Шелдон, искренне пытавшийся понять причину отказа, зажмурился. Затем, то ли для моральной поддержки, то ли чтобы увидеть лицо нормального человека, он посмотрел на своего десятилетнего сына. И тут его взгляд упал на приколотый значок с звездой Давида, который подарила мальчику его тетка, сестра Мейбл, на прошлую Хануку.
После этого Шелдон повернулся к мужчине.
— Вы хотите сказать, что отказываете мне, потому что я еврей?
Тот оглянулся по сторонам и прошептал:
— Пожалуйста, сэр, на надо здесь браниться.
— Браниться? — прогремел Шелдон. — Да я американский морской пехотинец, ты, ничтожество. Я хочу сыграть партию в гольф со своим сыном. И ты сейчас это устроишь.
Но этого не произошло. Ни тогда, ни позже. На горизонте возник смуглый охранник, он был намного крупнее, чем Шелдон.
В ту секунду Шелдон еще не решил, что будет делать, и посмотрел на Саула. Ему следовало отступить. Мир меняется медленно. Он не собирался делать ничего такого, что испугало и травмировало бы мальчика.
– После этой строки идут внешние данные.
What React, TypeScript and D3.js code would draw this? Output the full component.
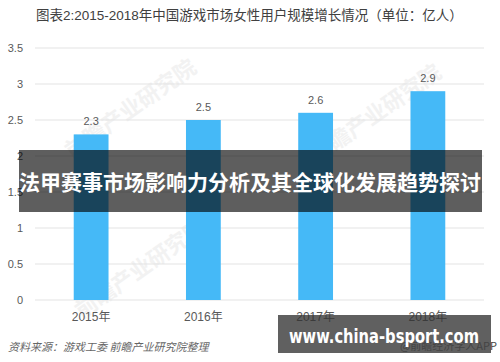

Он не хотел, чтобы его арестовали, — Мейбл расстроится.
Но на этот раз здравый смысл не возобладал. По лицу сына Шелдон увидел, что мальчику стыдно, и, отбросив философию, принял решение, сообразное с собственными представлениями о том, как надо отвечать обидчикам такому человеку, каким был он сам и каким, по его мнению, должен был стать Саул. С того дня и до самой гибели сына во Вьетнаме Шелдон придерживался одной и той же линии поведения, отклонения не допускались.
Как только охранник приблизился, Шелдон шагнул вперед и врезал ему локтем прямо в нижнюю челюсть. Охранник тут же упал. Затем, для убедительности, нанес резкий удар в нос метрдотелю. Тот исчез за стойкой, словно клоун в бассейне с водой.
Только после этого Шелдон взял Саула за руку и повел прочь из клуба, уверенный в том, что преследовать его не будут и полицию никто не вызовет. Для антисемита хуже, чем встреча с евреем, может оказаться только то, что еврей его побил. И чем меньше людей будет об этом знать, тем лучше.